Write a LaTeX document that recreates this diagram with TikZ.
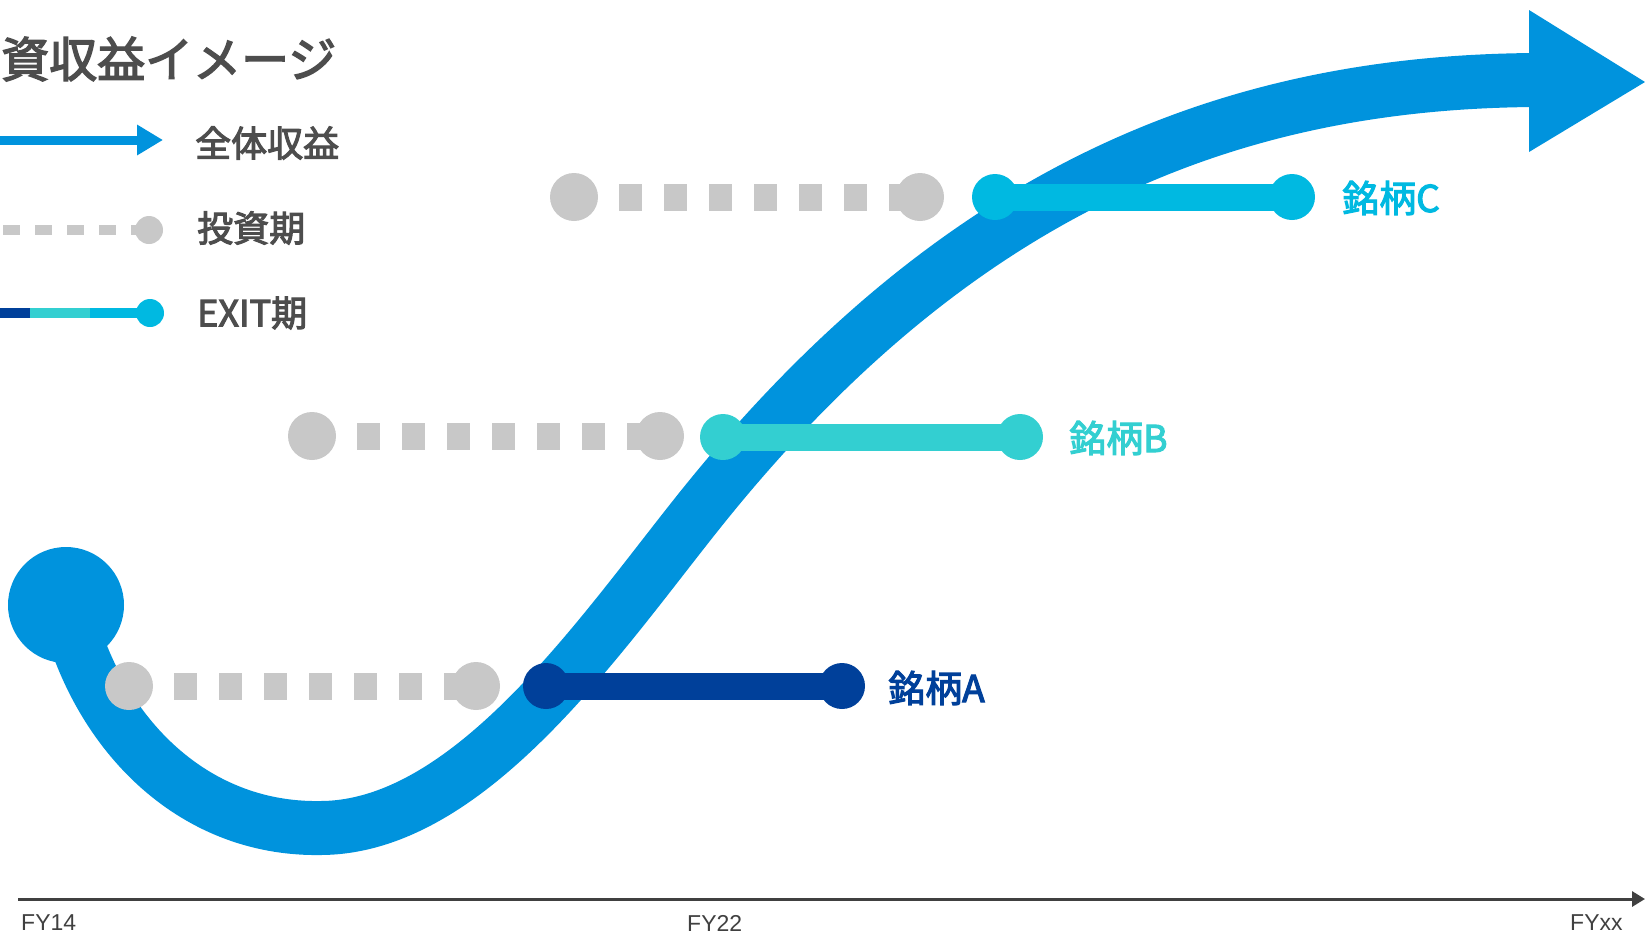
\documentclass[tikz,border=0pt]{standalone}
\usepackage{fontspec}
\setmainfont{Noto Sans CJK JP}
\newfontfamily\jpfont{Noto Sans CJK JP}[FakeBold=3]
\newfontfamily\axfont{Liberation Sans}
\usetikzlibrary{arrows.meta}
\definecolor{mainblue}{HTML}{0093DD}
\definecolor{colA}{HTML}{00409A}
\definecolor{colB}{HTML}{33CFD1}
\definecolor{colC}{HTML}{00B9E1}
\definecolor{grayc}{HTML}{C8C8C8}
\definecolor{txt}{HTML}{4D4D4D}
\definecolor{axisc}{HTML}{404040}
\begin{document}
\begin{tikzpicture}[x=1pt,y=-1pt,
  cdot/.style={circle,inner sep=0pt,minimum size=46pt,fill=#1},
  graydot/.style={circle,inner sep=0pt,minimum size=48pt,fill=grayc},
  invest/.style={grayc,line width=27pt,dash pattern=on 23pt off 22pt,dash phase=23pt,shorten <=23pt},
  exitline/.style={#1,line width=27pt},
  brandtxt/.style={anchor=west,inner sep=0pt,font=\jpfont\fontsize{37}{40}\selectfont},
  legtxt/.style={anchor=west,inner sep=0pt,text=txt,font=\jpfont\fontsize{36}{40}\selectfont},
  axtxt/.style={anchor=west,inner sep=0pt,text=axisc,font=\axfont\fontsize{23}{26}\selectfont}
]
\useasboundingbox (0,0) rectangle (1645,935);

% title
\node[anchor=west,inner sep=0pt,text=txt,font=\jpfont\fontsize{48}{50}\selectfont] (title) at (1,59) {資収益イメージ};

% legend
\coordinate (l1s) at (0,140);
\coordinate (l1e) at (163,140);
\draw[mainblue,line width=9pt,-{Triangle[length=26pt,width=29pt]}] (l1s) -- (l1e);
\node[legtxt] (lg1) at (195,143) {全体収益};

\coordinate (l2s) at (3,230);
\node[circle,inner sep=0pt,minimum size=28pt,fill=grayc] (l2d) at (149,230) {};
\draw[grayc,line width=10pt,dash pattern=on 17pt off 15pt] (l2s) -- (l2d.center);
\node[legtxt] (lg2) at (197,228) {投資期};

\coordinate (l3a) at (0,313);
\coordinate (l3b) at (30,313);
\coordinate (l3c) at (90,313);
\node[circle,inner sep=0pt,minimum size=28pt,fill=colC] (l3d) at (150,313) {};
\draw[colA,line width=10pt] (l3a) -- (l3b);
\draw[colB,line width=10pt] (l3b) -- (l3c);
\draw[colC,line width=10pt] (l3c) -- (l3d.center);
\node[legtxt] (lg3) at (197,313) {EXIT期};

% axis
\coordinate (ax0) at (18,899);
\coordinate (ax1) at (1645,899);
\draw[axisc,line width=3pt,-{Triangle[length=13pt,width=15pt]}] (ax0) -- (ax1);
\node[axtxt] (fy14) at (21,923) {FY14};
\node[axtxt] (fy22) at (687,923) {FY22};
\node[axtxt] (fyxx) at (1570,923) {FYxx};

% main curve
\node[circle,fill=mainblue,minimum size=116pt,inner sep=0pt] (start) at (66,605) {};
\coordinate (arrbase) at (1535,80);
\draw[mainblue,line width=54pt] (start.center) .. controls (95,730) and (190,830) .. (320,828)
  .. controls (470,828) and (600,635) .. (700,510)
  .. controls (960,185) and (1235,82) .. (arrbase);
\fill[mainblue] (1529,10) -- (1645,82) -- (1529,152) -- cycle;

% A
\node[graydot] (ga1) at (129,686) {};
\node[graydot] (ga2) at (476,686) {};
\draw[invest] (ga1.center) -- (ga2.center);
\node[cdot=colA] (ea1) at (546,686) {};
\node[cdot=colA] (ea2) at (842,686) {};
\draw[exitline=colA] (ea1.center) -- (ea2.center);
\node[brandtxt,text=colA] (ta) at (888,688) {銘柄A};

% B
\node[graydot] (gb1) at (312,436) {};
\node[graydot] (gb2) at (660,436) {};
\draw[invest] (gb1.center) -- (gb2.center);
\node[cdot=colB] (eb1) at (723,437) {};
\node[cdot=colB] (eb2) at (1020,437) {};
\draw[exitline=colB] (eb1.center) -- (eb2.center);
\node[brandtxt,text=colB] (tb) at (1069,438) {銘柄B};

% C
\node[graydot] (gc1) at (574,197) {};
\node[graydot] (gc2) at (920,197) {};
\draw[invest] (gc1.center) -- (gc2.center);
\node[cdot=colC] (ec1) at (995,197) {};
\node[cdot=colC] (ec2) at (1292,197) {};
\draw[exitline=colC] (ec1.center) -- (ec2.center);
\node[brandtxt,text=colC] (tc) at (1342,198) {銘柄C};
\end{tikzpicture}
\end{document}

___

▶ Problem description: Reproduce the whole listing exactly, but not the images in it.

▶ Answer for the task:
Write a LaTeX document that recreates this diagram with TikZ.
\documentclass[tikz,border=0pt]{standalone}
\usepackage{fontspec}
\setmainfont{Noto Sans CJK JP}
\newfontfamily\jpfont{Noto Sans CJK JP}[FakeBold=3]
\newfontfamily\axfont{Liberation Sans}
\usetikzlibrary{arrows.meta}
\definecolor{mainblue}{HTML}{0093DD}
\definecolor{colA}{HTML}{00409A}
\definecolor{colB}{HTML}{33CFD1}
\definecolor{colC}{HTML}{00B9E1}
\definecolor{grayc}{HTML}{C8C8C8}
\definecolor{txt}{HTML}{4D4D4D}
\definecolor{axisc}{HTML}{404040}
\begin{document}
\begin{tikzpicture}[x=1pt,y=-1pt,
  cdot/.style={circle,inner sep=0pt,minimum size=46pt,fill=#1},
  graydot/.style={circle,inner sep=0pt,minimum size=48pt,fill=grayc},
  invest/.style={grayc,line width=27pt,dash pattern=on 23pt off 22pt,dash phase=23pt,shorten <=23pt},
  exitline/.style={#1,line width=27pt},
  brandtxt/.style={anchor=west,inner sep=0pt,font=\jpfont\fontsize{37}{40}\selectfont},
  legtxt/.style={anchor=west,inner sep=0pt,text=txt,font=\jpfont\fontsize{36}{40}\selectfont},
  axtxt/.style={anchor=west,inner sep=0pt,text=axisc,font=\axfont\fontsize{23}{26}\selectfont}
]
\useasboundingbox (0,0) rectangle (1645,935);

% title
\node[anchor=west,inner sep=0pt,text=txt,font=\jpfont\fontsize{48}{50}\selectfont] (title) at (1,59) {資収益イメージ};

% legend
\coordinate (l1s) at (0,140);
\coordinate (l1e) at (163,140);
\draw[mainblue,line width=9pt,-{Triangle[length=26pt,width=29pt]}] (l1s) -- (l1e);
\node[legtxt] (lg1) at (195,143) {全体収益};

\coordinate (l2s) at (3,230);
\node[circle,inner sep=0pt,minimum size=28pt,fill=grayc] (l2d) at (149,230) {};
\draw[grayc,line width=10pt,dash pattern=on 17pt off 15pt] (l2s) -- (l2d.center);
\node[legtxt] (lg2) at (197,228) {投資期};

\coordinate (l3a) at (0,313);
\coordinate (l3b) at (30,313);
\coordinate (l3c) at (90,313);
\node[circle,inner sep=0pt,minimum size=28pt,fill=colC] (l3d) at (150,313) {};
\draw[colA,line width=10pt] (l3a) -- (l3b);
\draw[colB,line width=10pt] (l3b) -- (l3c);
\draw[colC,line width=10pt] (l3c) -- (l3d.center);
\node[legtxt] (lg3) at (197,313) {EXIT期};

% axis
\coordinate (ax0) at (18,899);
\coordinate (ax1) at (1645,899);
\draw[axisc,line width=3pt,-{Triangle[length=13pt,width=15pt]}] (ax0) -- (ax1);
\node[axtxt] (fy14) at (21,923) {FY14};
\node[axtxt] (fy22) at (687,923) {FY22};
\node[axtxt] (fyxx) at (1570,923) {FYxx};

% main curve
\node[circle,fill=mainblue,minimum size=116pt,inner sep=0pt] (start) at (66,605) {};
\coordinate (arrbase) at (1535,80);
\draw[mainblue,line width=54pt] (start.center) .. controls (95,730) and (190,830) .. (320,828)
  .. controls (470,828) and (600,635) .. (700,510)
  .. controls (960,185) and (1235,82) .. (arrbase);
\fill[mainblue] (1529,10) -- (1645,82) -- (1529,152) -- cycle;

% A
\node[graydot] (ga1) at (129,686) {};
\node[graydot] (ga2) at (476,686) {};
\draw[invest] (ga1.center) -- (ga2.center);
\node[cdot=colA] (ea1) at (546,686) {};
\node[cdot=colA] (ea2) at (842,686) {};
\draw[exitline=colA] (ea1.center) -- (ea2.center);
\node[brandtxt,text=colA] (ta) at (888,688) {銘柄A};

% B
\node[graydot] (gb1) at (312,436) {};
\node[graydot] (gb2) at (660,436) {};
\draw[invest] (gb1.center) -- (gb2.center);
\node[cdot=colB] (eb1) at (723,437) {};
\node[cdot=colB] (eb2) at (1020,437) {};
\draw[exitline=colB] (eb1.center) -- (eb2.center);
\node[brandtxt,text=colB] (tb) at (1069,438) {銘柄B};

% C
\node[graydot] (gc1) at (574,197) {};
\node[graydot] (gc2) at (920,197) {};
\draw[invest] (gc1.center) -- (gc2.center);
\node[cdot=colC] (ec1) at (995,197) {};
\node[cdot=colC] (ec2) at (1292,197) {};
\draw[exitline=colC] (ec1.center) -- (ec2.center);
\node[brandtxt,text=colC] (tc) at (1342,198) {銘柄C};
\end{tikzpicture}
\end{document}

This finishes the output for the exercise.